Le rôle des gouvernements

Le rôle des gouvernements a été identifié comme indispensable au développement de l’industrie touristique. Pour devenir une destination attrayante pour les touristes, un site doit offrir toute une gamme de services et d’infrastructures et bénéficier d’une promotion commerciale efficace.

Les hôtels-restaurants offrent eux aussi d’énormes possibilités de réduire la pauvreté dans bien des régions du monde. Les partenariats entre les secteurs public et privé devraient être renforcés afin de garantir une coordination plus efficace et des retombées plus substantielles pour les communautés locales.

Selon Neb Samouth, représentant du gouvernement du Cambodge et intervenant lors du panel, «le tourisme communautaire et l’écotourisme ont bénéficié à plus de 30 communautés locales, constituant des sources alternatives de revenus et d’emplois. Les projets locaux contribuent à protéger les ressources naturelles et constituent une bonne plateforme de dialogue social.»

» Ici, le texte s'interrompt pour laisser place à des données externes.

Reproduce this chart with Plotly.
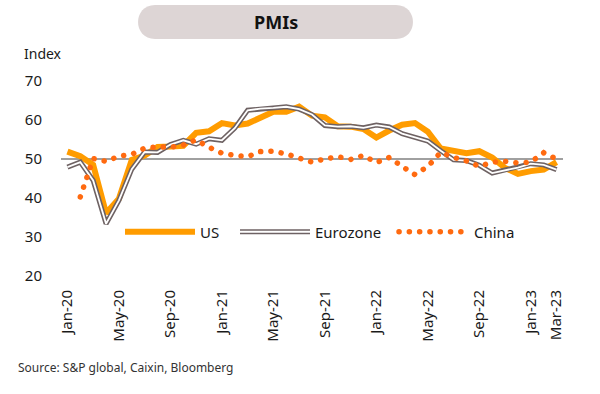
import plotly.graph_objects as go

months = ["Jan-20","Feb-20","Mar-20","Apr-20","May-20","Jun-20","Jul-20","Aug-20","Sep-20","Oct-20","Nov-20","Dec-20",
          "Jan-21","Feb-21","Mar-21","Apr-21","May-21","Jun-21","Jul-21","Aug-21","Sep-21","Oct-21","Nov-21","Dec-21",
          "Jan-22","Feb-22","Mar-22","Apr-22","May-22","Jun-22","Jul-22","Aug-22","Sep-22","Oct-22","Nov-22","Dec-22",
          "Jan-23","Feb-23","Mar-23"]
tick_labels = ["Jan-20","May-20","Sep-20","Jan-21","May-21","Sep-21","Jan-22","May-22","Sep-22","Jan-23","Mar-23"]
y_ticks = [20, 30, 40, 50, 60, 70]

us = [51.9,50.7,48.5,36.1,39.8,49.8,50.9,53.1,53.2,53.4,56.7,57.1,
      59.2,58.6,59.1,60.5,62.1,62.1,63.4,61.1,60.7,58.4,58.3,57.7,
      55.5,57.3,58.8,59.2,57.0,52.7,52.2,51.5,52.0,50.4,47.7,46.2,
      46.9,47.3,49.2]
eurozone = [47.9,49.2,44.5,33.4,39.4,47.4,51.8,51.7,53.7,54.8,53.8,55.2,
            54.8,57.9,62.5,62.9,63.1,63.4,62.8,61.4,58.6,58.3,58.4,58.0,
            58.7,58.2,56.5,55.5,54.6,52.1,49.8,49.6,48.4,46.4,47.1,47.8,
            48.8,48.5,47.3]
china = [None,40.3,50.1,49.4,50.7,51.2,52.8,53.1,53.0,53.6,54.9,53.0,
         51.5,50.9,50.6,51.9,52.0,51.3,50.3,49.2,50.0,50.6,49.9,50.9,
         49.1,50.4,48.1,46.0,48.1,51.7,50.4,49.5,48.1,49.2,49.4,49.0,
         49.2,51.6,50.0]

W, H = 600, 394
L, R, T, B = 61, 37, 81, 118
PW, PH = W - L - R, H - T - B

def px(x):
    return (x - L) / PW

def py(y):
    return (H - B - y) / PH

US_C = "#FF9C00"
EZ_C = "#6E6263"
CN_C = "#FF6A10"
FONT = "Noto Sans"

fig = go.Figure()
fig.add_trace(go.Scatter(x=months, y=us, mode="lines", name="US",
                         line=dict(color=US_C, width=6), legend="legend"))
fig.add_trace(go.Scatter(x=months, y=eurozone, mode="lines", name="Eurozone",
                         line=dict(color=EZ_C, width=5), legend="legend2"))
fig.add_trace(go.Scatter(x=months, y=eurozone, mode="lines", name=" ",
                         line=dict(color="white", width=1.8), legend="legend4"))
fig.add_trace(go.Scatter(x=months, y=china, mode="lines", name="China",
                         line=dict(color=CN_C, width=5.5, dash="0.1px,10.2px"), legend="legend3",
                         connectgaps=False))

leg_common = dict(orientation="h", yanchor="middle", bgcolor="rgba(0,0,0,0)",
                  font=dict(family=FONT, size=15, color="#1a1a1a"), itemwidth=70,
                  xanchor="left")
fig.update_layout(
    legend=dict(x=px(120), y=py(232), **leg_common),
    legend2=dict(x=px(235), y=py(232), **leg_common),
    legend4=dict(x=px(235), y=py(232), **leg_common),
    legend3=dict(x=px(394), y=py(232), **leg_common),
)

fig.add_shape(type="line", xref="paper", yref="y", x0=0, x1=1, y0=50, y1=50,
              line=dict(color="#808080", width=1.5), layer="below")

# title pill
x0, x1, y0, y1 = 138, 413, 5, 39
r = (y1 - y0) / 2
path = (f"M{px(x0 + r)},{py(y0)} L{px(x1 - r)},{py(y0)} "
        f"C{px(x1 + r * 0.33)},{py(y0)} {px(x1 + r * 0.33)},{py(y1)} {px(x1 - r)},{py(y1)} "
        f"L{px(x0 + r)},{py(y1)} "
        f"C{px(x0 - r * 0.33)},{py(y1)} {px(x0 - r * 0.33)},{py(y0)} {px(x0 + r)},{py(y0)} Z")
fig.add_shape(type="path", xref="paper", yref="paper", path=path,
              fillcolor="#DDD5D5", line=dict(width=0), layer="below")
fig.add_annotation(text="<b>PMIs</b>", xref="paper", yref="paper", x=px(276), y=py(22),
                   showarrow=False, font=dict(family=FONT, size=18, color="#111"),
                   xanchor="center", yanchor="middle")
fig.add_annotation(text="Index", xref="paper", yref="paper", x=px(22), y=py(53),
                   showarrow=False, font=dict(family=FONT, size=14, color="#1a1a1a"),
                   xanchor="left", yanchor="middle")
fig.add_annotation(text="Source: S&P global, Caixin, Bloomberg", xref="paper", yref="paper",
                   x=px(16), y=py(367), showarrow=False,
                   font=dict(family=FONT, size=12, color="#333"),
                   xanchor="left", yanchor="middle")

fig.update_xaxes(type="category", categoryorder="array", categoryarray=months,
                 tickmode="array", tickvals=tick_labels, ticktext=tick_labels,
                 tickangle=-90, showgrid=False, showline=False, zeroline=False,
                 ticks="", ticklabelstandoff=10, range=[-0.5, len(months) - 0.5],
                 tickfont=dict(family=FONT, size=15, color="#1a1a1a"))
fig.update_yaxes(range=[20, 70], tickvals=y_ticks, showgrid=False, showline=False,
                 zeroline=False, ticks="", ticklabelstandoff=18,
                 tickfont=dict(family=FONT, size=15, color="#1a1a1a"))

fig.update_layout(width=W, height=H, margin=dict(l=L, r=R, t=T, b=B, autoexpand=False),
                  paper_bgcolor="white", plot_bgcolor="white", showlegend=True,
                  hovermode=False)

post = """
document.body.style.margin='0';
var gd = document.getElementById('{plot_id}');
function roundDots(){
  gd.querySelectorAll('path').forEach(function(p){
    var d = p.style.strokeDasharray || p.getAttribute('stroke-dasharray') || '';
    if (d.indexOf('0.1') >= 0) { p.style.strokeLinecap = 'round'; }
  });
}
roundDots();
if (gd.on) { gd.on('plotly_afterplot', roundDots); }
setTimeout(roundDots, 50);
"""
fig.write_html("out.html", post_script=post, config={"displayModeBar": False})
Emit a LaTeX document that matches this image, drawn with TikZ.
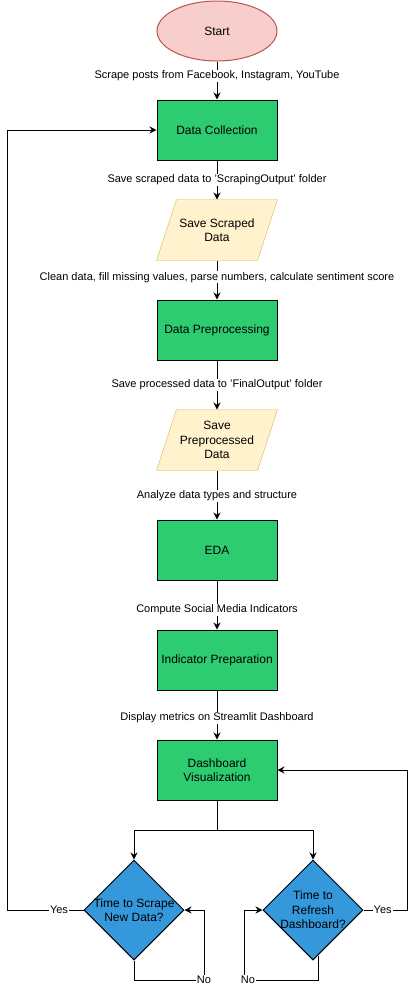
\documentclass[tikz,border=0pt]{standalone}
\usepackage{fontspec}
\setmainfont{Liberation Sans}
\usetikzlibrary{shapes.geometric,arrows.meta,backgrounds}
\definecolor{startfill}{HTML}{F8CECC}
\definecolor{startdraw}{HTML}{B85450}
\definecolor{procfill}{HTML}{2ECC71}
\definecolor{iofill}{HTML}{FFF2CC}
\definecolor{iodraw}{HTML}{D6B656}
\definecolor{decfill}{HTML}{3498DB}
\begin{document}
\begin{tikzpicture}[x=1pt,y=-1pt,
  font=\fontsize{12}{14.5}\selectfont,
  line width=1pt,
  proc/.style={rectangle, draw=black, fill=procfill, minimum width=120pt, minimum height=60pt, align=center, inner sep=2pt},
  iobox/.style={rectangle, minimum width=120pt, minimum height=60pt, align=center, inner sep=2pt},
  iopoly/.style={draw=iodraw, fill=iofill},
  dec/.style={diamond, draw=black, fill=decfill, minimum width=100pt, minimum height=100pt, inner sep=0pt, aspect=1},
  arr/.style={-{Stealth[length=7pt,width=7pt]}},
  lab/.style={fill=white, font=\fontsize{11}{13}\selectfont, inner sep=1pt}
]
\useasboundingbox (0,0) rectangle (416,989);

% nodes
\node[ellipse, draw=startdraw, fill=startfill, minimum width=120pt, minimum height=60pt] (start) at (217,31) {Start};
\node[proc] (dc) at (217,130) {Data Collection};
\node[iobox] (ssd) at (217,230) {Save Scraped\\Data};
\node[proc] (dp) at (217,330) {Data Preprocessing};
\node[iobox] (spd) at (217,440) {Save\\Preprocessed\\Data};
\node[proc] (eda) at (217,550) {EDA};
\node[proc] (ip) at (217,660) {Indicator Preparation};
\node[proc] (dv) at (217,770) {Dashboard\\Visualization};
\node[dec, label={[align=center]center:Time to Scrape\\New Data?}] (d1) at (134,910) {};
\node[dec, label={[align=center]center:Time to\\Refresh\\Dashboard?}] (d2) at (313,910) {};

% parallelograms behind text
\begin{scope}[on background layer]
  \draw[iopoly] (ssd.south west) -- ([xshift=-20pt]ssd.south east) -- (ssd.north east) -- ([xshift=20pt]ssd.north west) -- cycle;
  \draw[iopoly] (spd.south west) -- ([xshift=-20pt]spd.south east) -- (spd.north east) -- ([xshift=20pt]spd.north west) -- cycle;
\end{scope}

% helper coordinates
\coordinate (split) at (217,830);
\coordinate (yesL) at (7,0);
\coordinate (yesR) at (407,0);
\coordinate (noL) at (204,980);
\coordinate (noR) at (244,980);

% main flow
\draw[arr] (start) -- node[lab,pos=0.38]{Scrape posts from Facebook, Instagram, YouTube} (dc);
\draw[arr] (dc) -- node[lab,pos=0.5]{Save scraped data to 'ScrapingOutput' folder} (ssd);
\draw[arr] (ssd) -- node[lab,pos=0.43]{Clean data, fill missing values, parse numbers, calculate sentiment score} (dp);
\draw[arr] (dp) -- node[lab,pos=0.5]{Save processed data to 'FinalOutput' folder} (spd);
\draw[arr] (spd) -- node[lab,pos=0.52]{Analyze data types and structure} (eda);
\draw[arr] (eda) -- node[lab,pos=0.6]{Compute Social Media Indicators} (ip);
\draw[arr] (ip) -- node[lab,pos=0.56]{Display metrics on Streamlit Dashboard} (dv);

% split to decisions
\draw (dv.south) -- (split);
\draw[arr] (split) -| (d1.north);
\draw[arr] (split) -| (d2.north);

% left decision
\draw[arr] (d1.west) -- node[lab,pos=0.32]{Yes} (d1.west -| yesL) |- (dc.west);
\draw[arr] (d1.south) |- node[lab,pos=1]{No} (noL) |- (d1.east);

% right decision
\draw[arr] (d2.east) -- node[lab,pos=0.44]{Yes} (d2.east -| yesR) |- (dv.east);
\draw[arr] ([xshift=5pt,yshift=5pt]d2.south) |- node[lab,pos=0.973]{No} (noR) |- (d2.west);
\end{tikzpicture}
\end{document}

La nécessité d’améliorer les conditions de travail et le rôle vital du dialogue social ont été soulignés par Ron Oswald, Secrétaire général de l’Union internationale des travailleurs de l’alimentation, de l’agriculture, de l’hôtellerie-restauration, du tabac et des branches connexes (UITA): «En fonction de sa formule et des emplois qu’il crée dans les régions les plus déshéritées du monde, le tourisme peut contribuer à réduire la pauvreté. Les travailleurs du secteur doivent se voir donner les moyens de sortir de la pauvreté grâce à des organisations représentatives et également, comme le préconise l’OIT, grâce à la négociation collective.»

1 BIT: Développements et défis dans le secteur de l’hôtellerie-restauration et du tourisme (Genève, 2010).